Lincoln Creek is a tributary of the Roaring Fork River in Pitkin County, Colorado. The creek is part of the Independence Pass Transmountain Diversion System, and some of its flow is diverted across the continental divide to cities in the Front Range Urban Corridor.

==Course==
The creek rises high in the White River National Forest in the Ruby Lakes area southwest of Grizzly Peak. From here, the creek flows generally north until it is impounded by Grizzly Reservoir.

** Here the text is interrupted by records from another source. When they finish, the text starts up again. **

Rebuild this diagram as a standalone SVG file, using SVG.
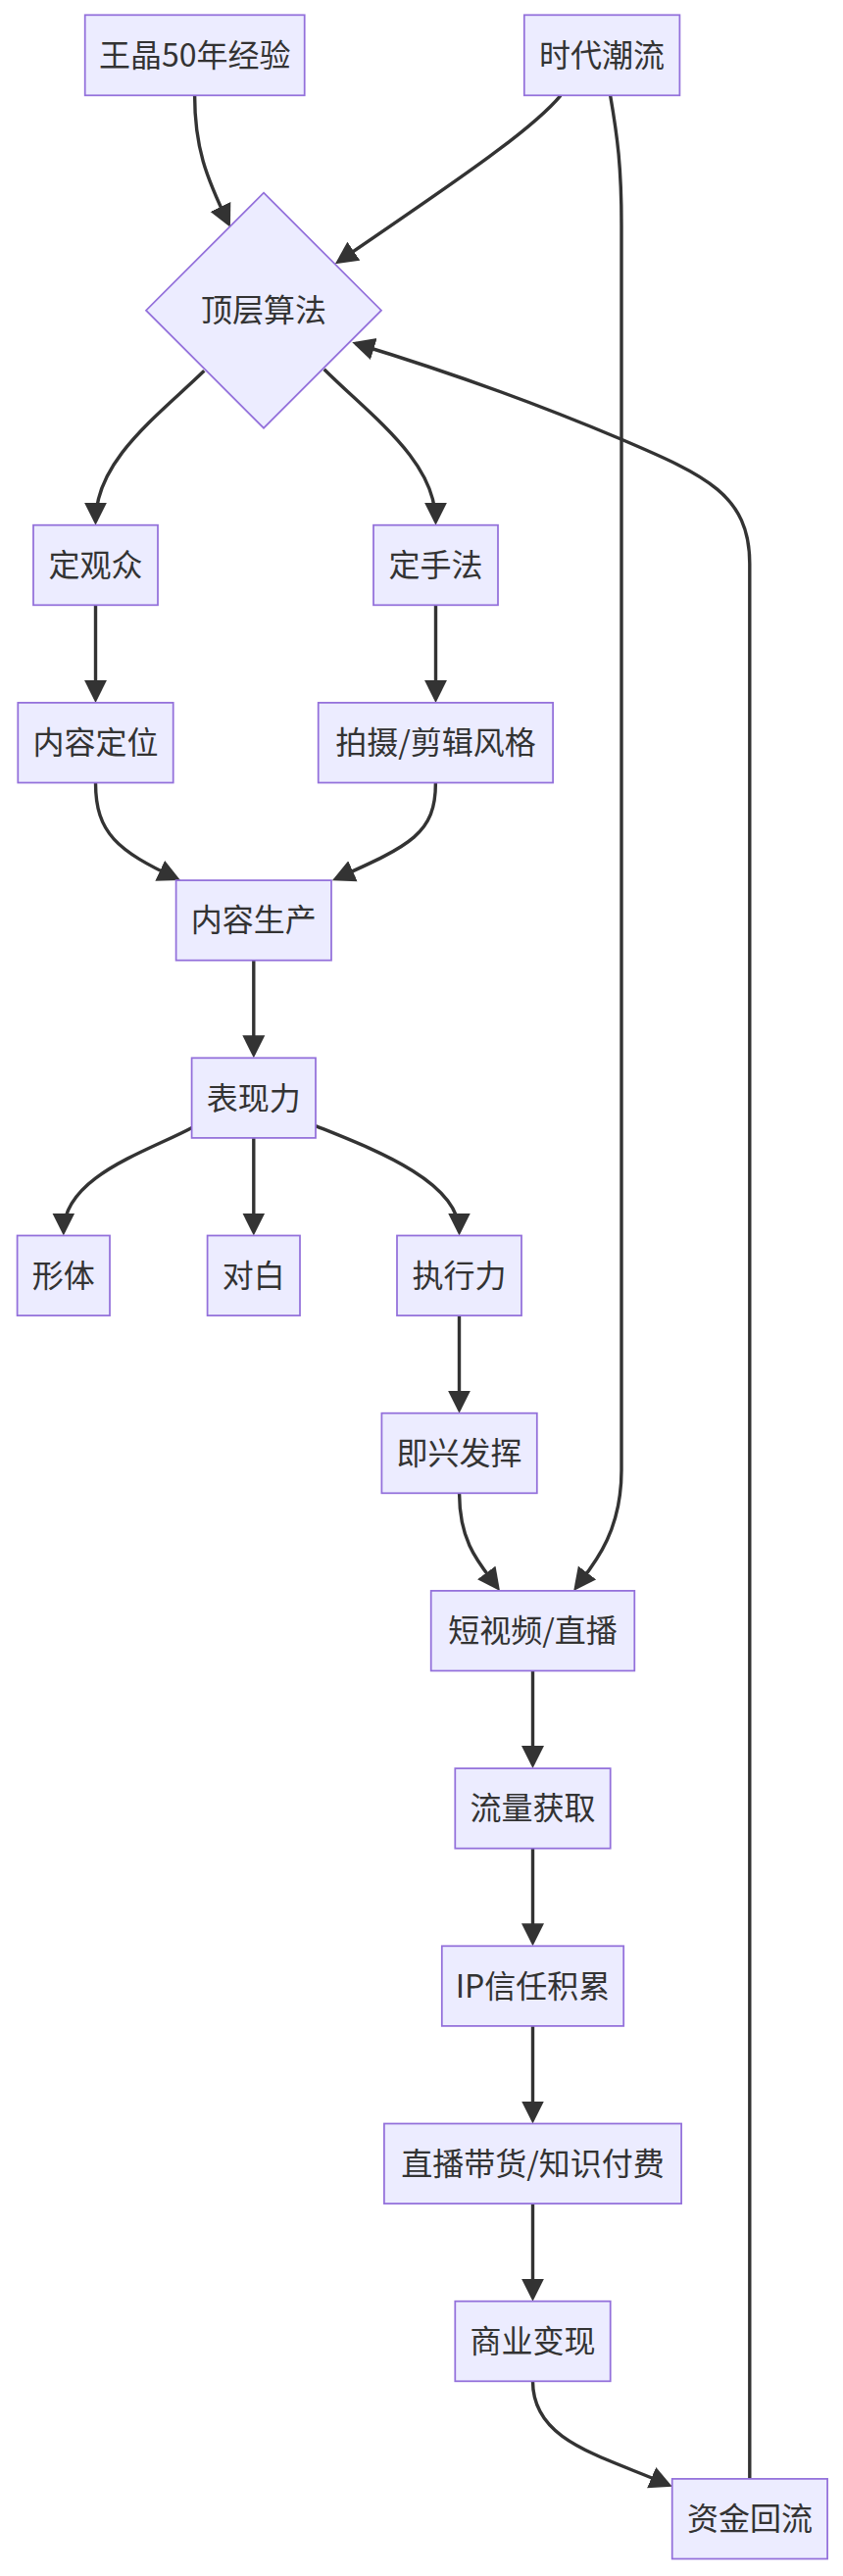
<svg xmlns="http://www.w3.org/2000/svg" width="860" height="2628" viewBox="0 0 860 2628">
<style>
.node rect, .node polygon { fill:#ECECFF; stroke:#9370DB; stroke-width:1.75; }
.node text { font-family:"Noto Sans CJK SC","Noto Sans",sans-serif; font-size:32px; fill:#333333; text-anchor:middle; }
.edge { fill:none; stroke:#333333; stroke-width:3.4; marker-end:url(#arrow); }
</style>
<defs>
<marker id="arrow" markerUnits="userSpaceOnUse" viewBox="0 0 24 24" markerWidth="24" markerHeight="24" refX="19" refY="12" orient="auto">
<path d="M0,0.5 L23,12 L0,23.5 z" fill="#333333"/>
</marker>
</defs>
<rect width="860" height="2628" fill="#ffffff"/>
<g id="edges">
<path class="edge" d="M198.6,97.3 C198.6,150 210,180 233.2,228.1"/>
<path class="edge" d="M572,97.3 C545,130 480,175 345.2,266.9"/>
<path class="edge" d="M622.6,97.3 C630,140 634,170 634,230 L634,1500 C634,1565 604,1598 587.6,1619.7"/>
<path class="edge" d="M764.8,2528.9 L764.8,575 C764.8,505 720,485 634,448.3 C560,417 470,383 363.1,350.5"/>
<path class="edge" d="M208.3,378.3 C160,425 97.5,470 97.5,531.7"/>
<path class="edge" d="M330.7,376.7 C378,424 444.5,470 444.5,531.7"/>
<path class="edge" d="M97.5,617.3 L97.5,712.9"/>
<path class="edge" d="M444.5,617.3 L444.5,712.9"/>
<path class="edge" d="M97.5,798.5 C97.5,850 120,868 180.4,896.4"/>
<path class="edge" d="M444.4,798.5 C444.4,850 420,862 342.6,896.5"/>
<path class="edge" d="M258.8,979.7 L258.8,1075.3"/>
<path class="edge" d="M195.8,1150.4 C150,1175 64.8,1200 64.8,1256.5"/>
<path class="edge" d="M258.8,1160.9 L258.8,1256.5"/>
<path class="edge" d="M322,1148.6 C380,1172 468.5,1205 468.5,1256.5"/>
<path class="edge" d="M468.5,1342.1 L468.5,1437.7"/>
<path class="edge" d="M468.6,1523.3 C468.6,1575 490,1596 507.6,1619.7"/>
<path class="edge" d="M543.5,1704.5 L543.5,1800.1"/>
<path class="edge" d="M543.5,1885.7 L543.5,1981.3"/>
<path class="edge" d="M543.5,2066.9 L543.5,2162.5"/>
<path class="edge" d="M543.5,2248.1 L543.5,2343.7"/>
<path class="edge" d="M543.5,2429.3 C543.5,2490 610,2504 682.1,2535.1"/>
</g>
<g id="n_wangjing" class="node"><rect x="86.7" y="15.3" width="224" height="82"/><text x="198.7" y="67.8">王晶50年经验</text></g>
<g id="n_shidai" class="node"><rect x="534.8" y="15.3" width="158.6" height="82"/><text x="614.1" y="67.8">时代潮流</text></g>
<g id="n_dingceng" class="node"><polygon points="269,196.7 389,316.7 269,436.7 149,316.7"/><text x="269" y="328.2">顶层算法</text></g>
<g id="n_dingguanzhong" class="node"><rect x="34" y="535.7" width="127" height="81.6"/><text x="97.5" y="588">定观众</text></g>
<g id="n_dingshoufa" class="node"><rect x="381" y="535.7" width="127" height="81.6"/><text x="444.5" y="588">定手法</text></g>
<g id="n_neirongdingwei" class="node"><rect x="18.3" y="716.9" width="158.4" height="81.6"/><text x="97.5" y="769.2">内容定位</text></g>
<g id="n_paishe" class="node"><rect x="324.7" y="716.9" width="239.4" height="81.6"/><text x="444.4" y="769.2">拍摄/剪辑风格</text></g>
<g id="n_neirongshengchan" class="node"><rect x="179.6" y="898.1" width="158.4" height="81.6"/><text x="258.8" y="950.4">内容生产</text></g>
<g id="n_biaoxianli" class="node"><rect x="195.6" y="1079.3" width="126.4" height="81.6"/><text x="258.8" y="1131.6">表现力</text></g>
<g id="n_xingti" class="node"><rect x="17.6" y="1260.5" width="94.4" height="81.6"/><text x="64.8" y="1312.8">形体</text></g>
<g id="n_duibai" class="node"><rect x="211.6" y="1260.5" width="94.4" height="81.6"/><text x="258.8" y="1312.8">对白</text></g>
<g id="n_zhixingli" class="node"><rect x="405" y="1260.5" width="127" height="81.6"/><text x="468.5" y="1312.8">执行力</text></g>
<g id="n_jixing" class="node"><rect x="389.4" y="1441.7" width="158.4" height="81.6"/><text x="468.6" y="1494">即兴发挥</text></g>
<g id="n_duanshipin" class="node"><rect x="439.7" y="1622.9" width="207.6" height="81.6"/><text x="543.5" y="1675.2">短视频/直播</text></g>
<g id="n_liuliang" class="node"><rect x="464.3" y="1804.1" width="158.4" height="81.6"/><text x="543.5" y="1856.4">流量获取</text></g>
<g id="n_ip" class="node"><rect x="450.8" y="1985.3" width="185.4" height="81.6"/><text x="543.5" y="2037.6">IP信任积累</text></g>
<g id="n_zhibodaihuo" class="node"><rect x="391.9" y="2166.5" width="303.2" height="81.6"/><text x="543.5" y="2218.8">直播带货/知识付费</text></g>
<g id="n_shangye" class="node"><rect x="464.3" y="2347.7" width="158.4" height="81.6"/><text x="543.5" y="2400">商业变现</text></g>
<g id="n_zijin" class="node"><rect x="685.7" y="2528.9" width="158.4" height="81.6"/><text x="764.9" y="2581.2">资金回流</text></g>
</svg>
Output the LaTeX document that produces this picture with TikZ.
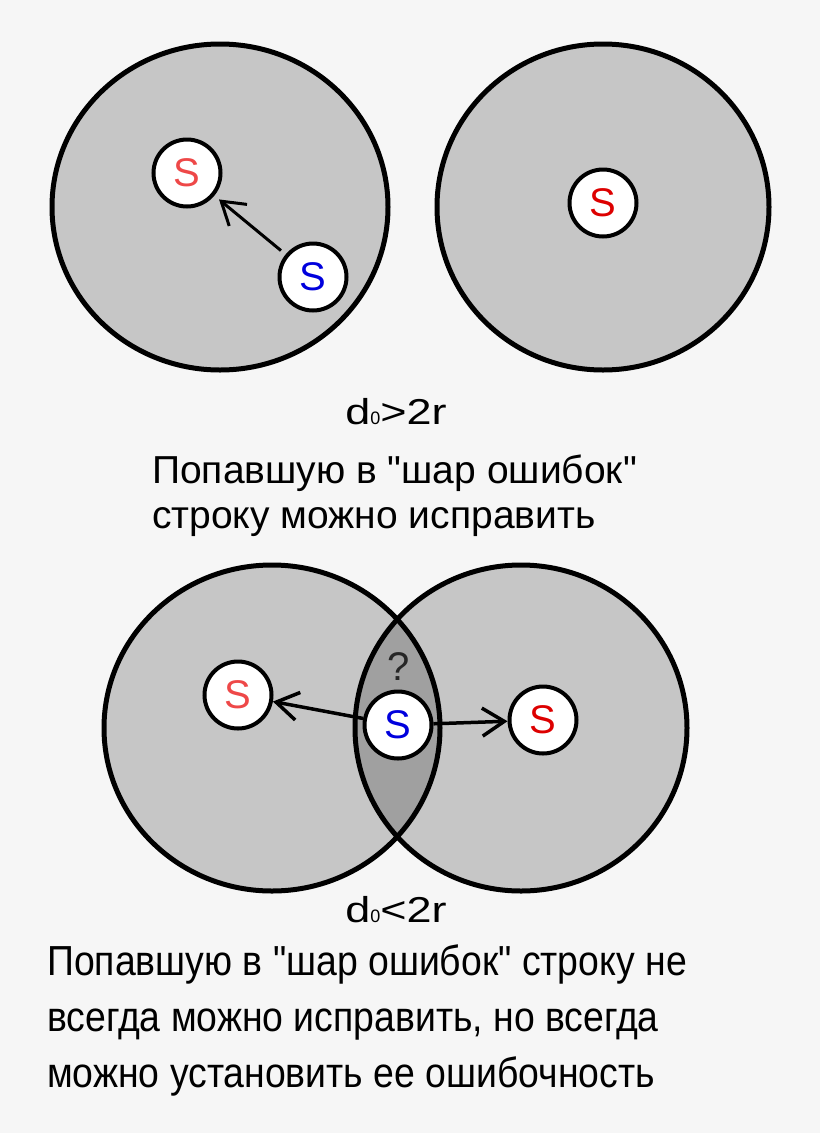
\documentclass[tikz,border=0pt]{standalone}
\usepackage{fontspec}
\setmainfont{Liberation Sans}
\newfontfamily\plainfont{Liberation Sans}
\newfontfamily\narrowfont[FakeStretch=0.89]{Liberation Sans}
\newfontfamily\widefont[FakeStretch=1.25]{Liberation Sans}
\usetikzlibrary{arrows.meta}

\definecolor{paper}{HTML}{F6F6F6}
\definecolor{zonegray}{HTML}{C6C6C6}
\definecolor{lensgray}{HTML}{A0A0A0}
\definecolor{lightred}{HTML}{EE4848}
\definecolor{deepred}{HTML}{DD0000}
\definecolor{deepblue}{HTML}{0000DD}

\tikzset{
    rim/.style={line width=5pt},
    word/.style={circle, draw, line width=4pt, fill=white, minimum size=67pt,
        inner sep=0pt, font=\plainfont\fontsize{40}{40}\selectfont},
    jump/.style={-{Straight Barb[length=22pt,width=28pt]}, line width=3pt},
    distlabel/.style={anchor=base, inner sep=0pt, font=\widefont\fontsize{36}{36}\selectfont},
    remark/.style={anchor=base west, inner sep=0pt, font=\plainfont\fontsize{39}{39}\selectfont},
    longremark/.style={anchor=base west, inner sep=0pt, font=\narrowfont\fontsize{42}{42}\selectfont}
}
\newcommand{\dzero}{d{\plainfont\fontsize{18}{18}\selectfont 0}}

\begin{document}
\begin{tikzpicture}[x=1pt,y=-1pt]
    \fill[paper] (0,0) rectangle (820,1133);
    \useasboundingbox (0,0) rectangle (820,1133);

    % Spheres far apart (top)
    \begin{scope}
        \filldraw[fill=zonegray, rim] (220,207) ellipse [x radius=168pt, y radius=163pt];
        \filldraw[fill=zonegray, rim] (603,207) ellipse [x radius=166pt, y radius=163pt];

        % Words
        \node[word, text=lightred] (near) at (187,173) {S};
        \node[word, text=deepblue] (got) at (313,277) {S};
        \node[word, text=deepred] (far) at (603,203) {S};

        % Correction
        \draw[jump, shorten <=6pt, shorten >=6pt] (got) -- (near);

        \node[distlabel] (apart) at (396,424) {\dzero>2r};
        \node[remark] (fixa) at (152,483) {Попавшую в "шар ошибок"};
        \node[remark] (fixb) at (152,528) {строку можно исправить};
    \end{scope}

    % Spheres overlapping (bottom)
    \begin{scope}
        \fill[zonegray] (272,728) ellipse [x radius=168pt, y radius=163pt];
        \fill[zonegray] (521,728) ellipse [x radius=166pt, y radius=163pt];
        \begin{scope}
            \clip (272,728) ellipse [x radius=168pt, y radius=163pt];
            \fill[lensgray] (521,728) ellipse [x radius=166pt, y radius=163pt];
        \end{scope}
        \draw[rim] (272,728) ellipse [x radius=168pt, y radius=163pt];
        \draw[rim] (521,728) ellipse [x radius=166pt, y radius=163pt];

        % Words
        \node[word, text=lightred] (left) at (238,695) {S};
        \node[word, text=deepblue] (mid) at (398,725) {S};
        \node[word, text=deepred] (right) at (543,720) {S};
        \node[remark, anchor=base, font=\plainfont\fontsize{40}{40}\selectfont, text=black!85] (doubt) at (399,680) {?};

        % Two ways to go
        \draw[jump, line width=3.5pt] (mid) -- (left);
        \draw[jump, line width=3.5pt] (mid) -- (right);

        \node[distlabel] (overlap) at (396,922) {\dzero<2r};
        \node[longremark] (nofixa) at (47,975) {Попавшую в "шар ошибок" строку не};
        \node[longremark] (nofixb) at (47,1031) {всегда можно исправить, но всегда};
        \node[longremark] (nofixc) at (47,1087) {можно установить ее ошибочность};
    \end{scope}
\end{tikzpicture}
\end{document}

Leaving Grizzly Reservoir, the creek flows along Lincoln Creek Road in a generally northwest direction until it reaches its confluence with the Roaring Fork River near Colorado State Highway 82 at the Lincoln Gulch Campground.

==Transbasin diversion==
The creek is part of the Independence Pass Transmountain Diversion System. Grizzly Reservoir receives water from three canals that divert water from Lost Man Creek, the Roaring Fork River, and two of Lincoln Creek's tributaries, New York Creek and Tabor Creek. The system also diverts water from Lincoln Creek itself and sends all the collected water to the Front Range Urban Corridor via the Twin Lakes Tunnel, which runs from Grizzly Reservoir under the continental divide to North Fork Lake Creek in Lake County, Colorado.

==Lincoln Creek dispersed camping==
Lincoln Creek Road, a rough and rocky dirt road, closely follows most of the creek's course. The Forest Service maintains 22 individual campsites along the road.